Dear Jean, writing you this open letter pulls me back more than twenty-five years, to a young seminarian preparing for the priesthood, meeting you for the first time at a gathering called "Katimavik" in Lierna, on Lake Como.
I had never heard God's word explained that way before—a way that spoke of life, to life, to the heart itself. My theological studies and biblical training at the time were something else entirely. But from that moment forward, my formation for the priesthood and my early years as a priest were deeply shaped by what I can only call your way of seeing and listening. Without quite realizing it, you became my companion on that path. You taught me, really, how to be a priest.

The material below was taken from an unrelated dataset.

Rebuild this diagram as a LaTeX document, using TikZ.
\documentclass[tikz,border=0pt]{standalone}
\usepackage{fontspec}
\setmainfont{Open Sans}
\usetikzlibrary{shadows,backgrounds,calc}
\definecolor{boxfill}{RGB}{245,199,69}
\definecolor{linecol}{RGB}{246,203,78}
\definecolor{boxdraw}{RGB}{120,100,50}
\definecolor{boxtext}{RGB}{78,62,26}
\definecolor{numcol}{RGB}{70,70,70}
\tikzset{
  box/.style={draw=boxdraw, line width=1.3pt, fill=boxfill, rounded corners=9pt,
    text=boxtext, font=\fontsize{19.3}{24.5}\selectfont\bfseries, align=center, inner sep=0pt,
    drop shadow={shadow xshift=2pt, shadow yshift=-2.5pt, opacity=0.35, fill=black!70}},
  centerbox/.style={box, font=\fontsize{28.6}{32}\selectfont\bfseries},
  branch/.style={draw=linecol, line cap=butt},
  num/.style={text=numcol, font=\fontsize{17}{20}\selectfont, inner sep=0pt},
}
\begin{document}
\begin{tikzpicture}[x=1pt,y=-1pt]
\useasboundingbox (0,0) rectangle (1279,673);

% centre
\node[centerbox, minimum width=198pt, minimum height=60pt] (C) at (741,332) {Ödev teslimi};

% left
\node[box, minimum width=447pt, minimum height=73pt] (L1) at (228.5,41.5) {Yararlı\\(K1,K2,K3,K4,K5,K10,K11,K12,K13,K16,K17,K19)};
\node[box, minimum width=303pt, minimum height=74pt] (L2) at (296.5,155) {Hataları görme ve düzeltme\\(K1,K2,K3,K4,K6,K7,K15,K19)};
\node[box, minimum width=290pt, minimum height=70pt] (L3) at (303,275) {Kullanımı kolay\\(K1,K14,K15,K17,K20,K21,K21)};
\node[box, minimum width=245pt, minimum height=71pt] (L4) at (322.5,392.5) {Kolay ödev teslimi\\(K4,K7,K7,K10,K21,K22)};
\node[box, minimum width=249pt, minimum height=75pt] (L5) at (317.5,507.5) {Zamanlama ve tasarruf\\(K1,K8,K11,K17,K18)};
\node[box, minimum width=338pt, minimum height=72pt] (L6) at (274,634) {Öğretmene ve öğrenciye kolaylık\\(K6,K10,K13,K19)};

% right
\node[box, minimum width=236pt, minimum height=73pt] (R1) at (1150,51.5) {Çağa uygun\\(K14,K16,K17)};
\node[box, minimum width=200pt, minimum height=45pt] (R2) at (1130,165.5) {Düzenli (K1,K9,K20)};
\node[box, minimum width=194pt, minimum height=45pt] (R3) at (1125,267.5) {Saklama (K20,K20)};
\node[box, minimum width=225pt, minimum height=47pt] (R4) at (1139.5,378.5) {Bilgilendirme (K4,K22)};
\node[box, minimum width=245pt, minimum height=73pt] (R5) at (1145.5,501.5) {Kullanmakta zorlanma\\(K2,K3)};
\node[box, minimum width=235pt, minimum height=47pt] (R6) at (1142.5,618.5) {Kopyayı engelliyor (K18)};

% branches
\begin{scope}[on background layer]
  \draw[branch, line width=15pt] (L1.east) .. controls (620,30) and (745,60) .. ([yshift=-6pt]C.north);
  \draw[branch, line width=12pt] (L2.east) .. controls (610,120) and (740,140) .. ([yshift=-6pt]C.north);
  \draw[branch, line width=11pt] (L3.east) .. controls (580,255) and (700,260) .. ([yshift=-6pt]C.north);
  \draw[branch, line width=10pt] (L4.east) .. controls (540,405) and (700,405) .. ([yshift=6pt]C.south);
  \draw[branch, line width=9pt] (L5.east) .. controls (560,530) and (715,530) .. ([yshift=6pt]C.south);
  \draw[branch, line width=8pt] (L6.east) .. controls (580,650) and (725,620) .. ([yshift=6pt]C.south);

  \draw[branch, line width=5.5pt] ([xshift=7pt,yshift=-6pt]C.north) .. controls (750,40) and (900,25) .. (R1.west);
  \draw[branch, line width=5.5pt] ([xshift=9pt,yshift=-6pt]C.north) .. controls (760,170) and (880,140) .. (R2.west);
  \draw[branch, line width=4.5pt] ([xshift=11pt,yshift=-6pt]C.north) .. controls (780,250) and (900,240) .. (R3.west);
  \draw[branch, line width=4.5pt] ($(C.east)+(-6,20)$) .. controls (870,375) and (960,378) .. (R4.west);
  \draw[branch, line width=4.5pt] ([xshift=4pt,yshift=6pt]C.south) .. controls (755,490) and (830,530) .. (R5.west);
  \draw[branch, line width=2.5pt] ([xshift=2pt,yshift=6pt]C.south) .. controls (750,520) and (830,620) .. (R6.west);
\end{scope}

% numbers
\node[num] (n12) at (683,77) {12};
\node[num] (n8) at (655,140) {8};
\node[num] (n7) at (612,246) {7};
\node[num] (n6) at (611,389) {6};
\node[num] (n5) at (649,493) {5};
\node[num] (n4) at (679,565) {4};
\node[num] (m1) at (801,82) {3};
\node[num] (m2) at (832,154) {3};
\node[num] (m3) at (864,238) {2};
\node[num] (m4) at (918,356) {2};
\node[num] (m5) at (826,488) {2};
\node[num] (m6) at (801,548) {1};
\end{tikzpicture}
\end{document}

Your way of looking at young people, that fundamental task you always called "revealing to another their own beauty"—it illuminated something in me. Because I believe that is the heart of the Gospel, even now, all these years later. It was the way Jesus looked at everyone, especially the small, the poor, the last. But I discovered it was also the way you looked at me. You taught me to make peace with my own fragility, my limits. A priest is not always helped to see his own fragility, and that is why he cannot accept it in himself or in others.
For about ten years afterward, I worked with the formation of young priests in the Diocese of Milan. I found myself constantly borrowing from your books and your retreats—so many precious insights and reflections for the human and spiritual growth of a priest. I drew on them all the time.

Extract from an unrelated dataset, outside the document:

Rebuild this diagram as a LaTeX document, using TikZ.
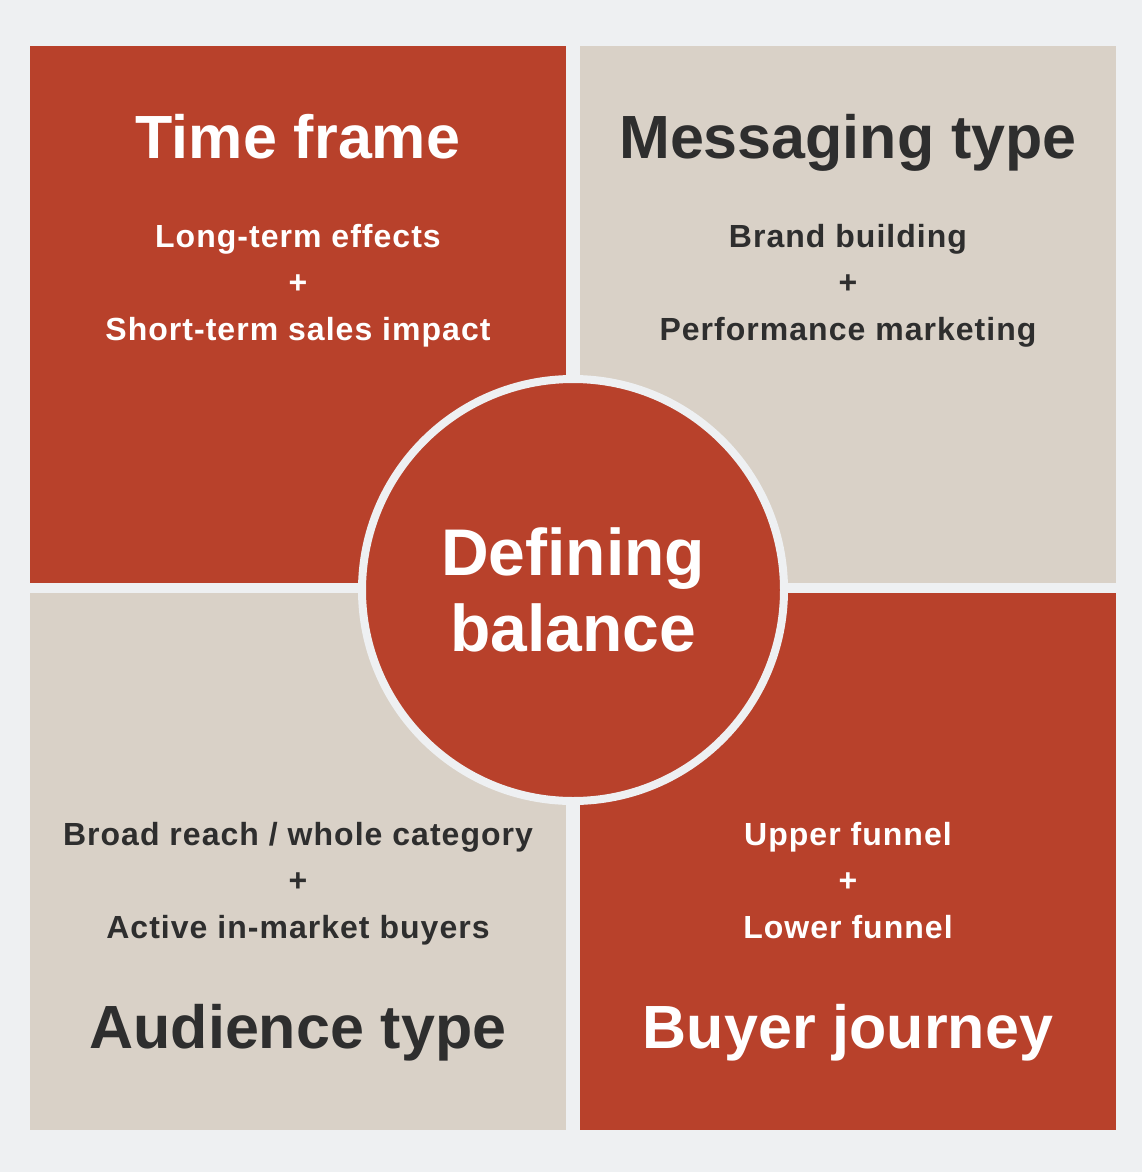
\documentclass[tikz,border=0pt]{standalone}
\usepackage{fontspec}
\setmainfont{Liberation Sans}
\newfontfamily\subfont{Liberation Sans}[LetterSpace=3.2]
\usetikzlibrary{positioning}

\definecolor{pagegray}{HTML}{EEF0F2}
\definecolor{brickred}{HTML}{B8412B}
\definecolor{sandbeige}{HTML}{D9D1C7}
\definecolor{inkgray}{HTML}{2E2E2E}

\begin{document}
\begin{tikzpicture}
[
    x=1pt, y=-1pt,
    quadrant/.style={rectangle, inner sep=0pt, minimum width=536pt, minimum height=537pt},
    headline/.style={anchor=base, inner sep=0pt, font=\bfseries\fontsize{61}{72}\selectfont},
    subline/.style={anchor=base, inner sep=0pt, font=\subfont\bfseries\fontsize{32}{38}\selectfont},
    hub/.style={circle, fill=brickred, draw=pagegray, line width=8pt, minimum size=422pt,
        inner sep=0pt, align=center, text=white, font=\bfseries\fontsize{66}{76}\selectfont},
]
% page
\fill [pagegray] (0,0) rectangle (1142,1172);
\useasboundingbox (0,0) rectangle (1142,1172);

% the four quarters
\node [quadrant, fill=brickred] (timeq) at (298,314.5) {};
\node [quadrant, fill=sandbeige] (messq) at (848,314.5) {};
\node [quadrant, fill=sandbeige] (audq) at (298,861.5) {};
\node [quadrant, fill=brickred] (buyq) at (848,861.5) {};

% time frame
\node [headline, text=white] (timehead) at (298,158) {Time frame};
\node [subline, text=white] (timeA) at (298,247) {Long-term effects};
\node [subline, text=white] (timeplus) at (298,293.5) {+};
\node [subline, text=white] (timeB) at (298,340) {Short-term sales impact};

% messaging type
\node [headline, text=inkgray] (messhead) at (848,158) {Messaging type};
\node [subline, text=inkgray] (messA) at (848,247) {Brand building};
\node [subline, text=inkgray] (messplus) at (848,293.5) {+};
\node [subline, text=inkgray] (messB) at (848,340) {Performance marketing};

% audience type
\node [subline, text=inkgray] (audA) at (298,845) {Broad reach / whole category};
\node [subline, text=inkgray] (audplus) at (298,891.5) {+};
\node [subline, text=inkgray] (audB) at (298,938) {Active in-market buyers};
\node [headline, text=inkgray] (audhead) at (298,1048) {Audience type};

% buyer journey
\node [subline, text=white] (buyA) at (848,845) {Upper funnel};
\node [subline, text=white] (buyplus) at (848,891.5) {+};
\node [subline, text=white] (buyB) at (848,938) {Lower funnel};
\node [headline, text=white] (buyhead) at (848,1048) {Buyer journey};

% centre
\node [hub] (balance) at (573,590) {Defining\\balance};
\end{tikzpicture}
\end{document}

Today, even now, after so many years, if I am still an assistant with Fede e Luce, if I can speak with parents of struggling young people in my parish, if I can speak of Jesus and the Gospel in a particular way—I owe it all to you. To your testimony. To the way you explained the Gospel, with all those examples and stories you always shared. I don't think I ever told you, but I want to thank you now. And I thank God for that providential meeting. You and Cardinal Martini—who always held you in such high regard—are for me the two great witnesses of faith and of God's face. For my faith. For my ministry. For everything.